Shell said Monday it is selling for an undisclosed amount a stake in the West Qurna 1 oil field in Iraq to Japan's Itochu Corp., the latest step in a gradual retreat from the region. The company is also expected to give up its holding in Iraq's Majnoon oil field later this year, though it will retain its natural-gas interests in the country.
Shell's departure from Iraqi oil assets marks one of the final chapters in a slow pullback from the Middle East's vast fields of petroleum. Shell pumped as much as 450,000 barrels of oil in 2003 in the Middle East, and over the past 15 years had operations that produced thousands of barrels of oil daily across six countries in the region. Once it officially leaves Iraq later this year, Shell will have oil assets in Oman that produce about 220,000 barrels a day.

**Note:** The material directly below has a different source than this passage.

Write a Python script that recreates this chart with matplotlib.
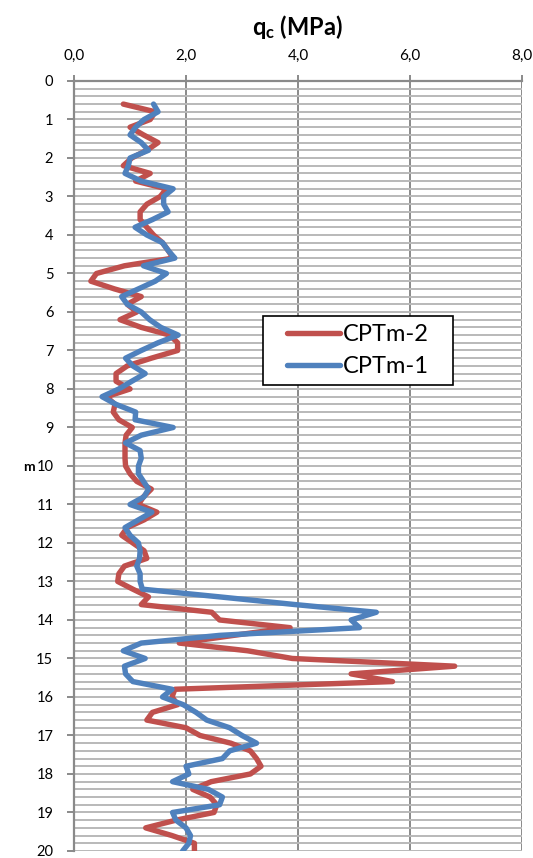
import matplotlib
matplotlib.use("Agg")
import matplotlib.pyplot as plt
from matplotlib.ticker import FuncFormatter
from matplotlib.patches import Rectangle
import numpy as np

plt.rcParams['font.family'] = ['Lato', 'DejaVu Sans']
plt.rcParams['mathtext.fontset'] = 'custom'
plt.rcParams['mathtext.rm'] = 'Lato'
plt.rcParams['mathtext.bf'] = 'Lato:bold'

# depth (m), one reading every 0.2 m
depth_2 = [0.6, 0.8, 1.0, 1.2, 1.4, 1.6, 1.8, 2.0, 2.2, 2.4, 2.6, 2.8, 3.0, 3.2, 3.4, 3.6, 3.8, 4.0,
           4.2, 4.4, 4.6, 4.8, 5.0, 5.2, 5.4, 5.6, 5.8, 6.0, 6.2, 6.4, 6.6, 6.8, 7.0, 7.2, 7.4, 7.6,
           7.8, 8.0, 8.2, 8.4, 8.6, 8.8, 9.0, 9.2, 9.4, 9.6, 9.8, 10.0, 10.2, 10.4, 10.6, 10.8, 11.0,
           11.2, 11.4, 11.6, 11.8, 12.0, 12.2, 12.4, 12.6, 12.8, 13.0, 13.2, 13.4, 13.6, 13.8, 14.0,
           14.2, 14.4, 14.6, 14.8, 15.0, 15.2, 15.4, 15.6, 15.8, 16.0, 16.2, 16.4, 16.6, 16.8, 17.0,
           17.2, 17.4, 17.6, 17.8, 18.0, 18.2, 18.4, 18.6, 18.8, 19.0, 19.2, 19.4, 19.6, 19.8, 20.0]
depth_1 = depth_2

# CPTm-2 qc (MPa)
qc_2 = [0.88, 1.45, 1.36, 1.0, 1.24, 1.5, 1.3, 1.03, 0.88, 1.36, 1.1, 1.65, 1.54, 1.3, 1.18, 1.18,
        1.3, 1.42, 1.58, 1.68, 1.77, 0.9, 0.4, 0.3, 0.72, 1.2, 0.95, 1.12, 0.82, 1.2, 1.71, 1.85,
        1.85, 1.38, 0.95, 0.75, 0.75, 1.0, 0.58, 0.73, 0.7, 0.8, 1.04, 0.93, 0.91, 0.91, 0.91, 0.92,
        1.0, 1.12, 1.38, 1.24, 1.15, 1.48, 1.25, 0.95, 0.85, 1.05, 1.25, 1.3, 0.9, 0.8, 0.78, 1.05,
        1.33, 1.2, 2.46, 2.6, 3.86, 2.85, 1.88, 3.1, 3.9, 6.8, 4.95, 5.69, 1.8, 1.75, 1.85, 1.4,
        1.3, 2.0, 2.25, 2.8, 3.15, 3.26, 3.34, 3.15, 2.45, 2.12, 2.43, 2.55, 2.5, 1.82, 1.28, 1.75,
        2.15, 2.15]

# CPTm-1 qc (MPa)
qc_1 = [1.42, 1.5, 1.25, 1.1, 1.0, 1.2, 1.33, 1.0, 0.97, 0.91, 1.2, 1.77, 1.6, 1.6, 1.68, 1.4,
        1.09, 1.3, 1.58, 1.68, 1.8, 1.24, 1.65, 1.45, 1.15, 0.85, 0.95, 1.2, 1.35, 1.55, 1.86, 1.5,
        1.2, 0.92, 1.05, 1.27, 1.03, 0.8, 0.5, 0.75, 1.1, 1.09, 1.77, 1.2, 0.92, 1.18, 1.2, 1.15,
        1.15, 1.24, 1.33, 1.25, 1.0, 1.39, 1.15, 0.91, 1.0, 1.15, 1.18, 1.17, 1.12, 1.18, 1.18, 1.22,
        2.6, 3.95, 5.4, 4.95, 5.1, 2.6, 1.2, 0.88, 1.27, 0.9, 0.92, 1.05, 1.75, 1.58, 1.95, 2.18,
        2.37, 2.78, 3.0, 3.26, 2.78, 2.65, 2.0, 2.05, 1.76, 2.4, 2.65, 2.6, 1.76, 1.82, 2.0, 2.08,
        2.05, 1.94]

fig = plt.figure(figsize=(5.33, 8.58), dpi=100)
ax = fig.add_axes([0.139, 0.0082, 0.840, 0.8974])

ax.plot(qc_2, depth_2, color='#C0504D', lw=3.9, solid_joinstyle='round',
        solid_capstyle='round', label='CPTm-2', zorder=3)
ax.plot(qc_1, depth_1, color='#4F81BD', lw=3.9, solid_joinstyle='round',
        solid_capstyle='round', label='CPTm-1', zorder=4)

ax.set_xlim(0, 8)
ax.set_ylim(20, 0)
ax.xaxis.tick_top()
ax.set_xticks(np.arange(0, 8.1, 2))
ax.set_yticks(np.arange(0, 21, 1))
ax.set_yticks(np.arange(0, 20.01, 0.2), minor=True)
ax.xaxis.set_major_formatter(FuncFormatter(lambda v, p: f"{v:.1f}".replace('.', ',')))

# gridlines
ax.grid(axis='y', which='both', color='#b9b9b9', lw=1.4, zorder=0)
ax.grid(axis='x', which='major', color='#8a8a8a', lw=1.4, zorder=1)
ax.set_axisbelow(True)

ax.tick_params(axis='y', which='minor', length=0)
ax.tick_params(axis='y', which='major', length=5, width=1.4, color='#8a8a8a',
               labelsize=10.5, pad=10)
ax.tick_params(axis='x', which='major', length=4, width=1.4, color='#8a8a8a',
               labelsize=11, pad=9)

for side in ['left', 'top']:
    ax.spines[side].set_color('#8a8a8a')
    ax.spines[side].set_linewidth(1.6)
for side in ['right', 'bottom']:
    ax.spines[side].set_visible(False)

fig.text(0.559, 0.969, r'$\mathbf{q_c}$ (MPa)', ha='center', va='center',
         fontsize=17, fontweight='bold')
fig.text(0.054, 0.4557, 'm', ha='center', va='center', fontsize=10, fontweight='bold')

# legend box (white with black frame), legend entries centred inside
ax.add_patch(Rectangle((0.422, 0.605), 0.424, 0.0896, transform=ax.transAxes,
                       facecolor='white', edgecolor='black', lw=1.2, zorder=5))
leg = ax.legend(loc='center', bbox_to_anchor=(0.634, 0.650), fontsize=17,
                handlelength=2.25, handletextpad=0.1, labelspacing=0.45,
                frameon=False, borderaxespad=0)
leg.set_zorder(6)

fig.savefig('out.png', dpi=100)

Shell is keeping its considerable natural-gas interests in Middle Eastern countries, including Qatar, Oman, Egypt and Iraq, a strategy it has followed after its $50 billion deal to buy gas giant BG Group PLC in 2016. The deal also brought Shell big business in Brazil's offshore oil fields, where it has centered its oil-production strategy.
"We have definitely not turned our back on the region, far from it," said Shell Chief Executive Ben van Beurden in November, referring to the Middle East. But he added that projects such as Majnoon "are increasingly less strategic in our portfolio."
The move reflects the waning attraction of the Middle East's once-prized oil reserves, as companies find that the free flow of crude in the region often comes at a political or financial cost. U.S. oil giants Exxon Mobil Corp. and Chevron Corp. have ratcheted up their focus on shale interests on their home turf in recent years, though both retain interests in Iraq.
In addition to the escalating security risks following the Arab Spring, oil contracts offered by Middle Eastern governments often don't have profitable terms, analysts say.
Iraq has some of the toughest terms in the business. Foreign companies are paid fixed fees per barrel of oil pumped, terms that many in the industry say is low.
"The terms are too tight for Shell," said Robin Mills, a former Shell executive involved in the Middle East who is now chief executive of Dubai-based Qamar Energy. For the British-Dutch oil giant, "it isn't worth the trouble."
Shell declined to comment further on its footprint in the Middle East beyond confirming its exit from the West Qurna oil field. The company said it is still working to gain necessary approvals for the sale from the Iraqi government.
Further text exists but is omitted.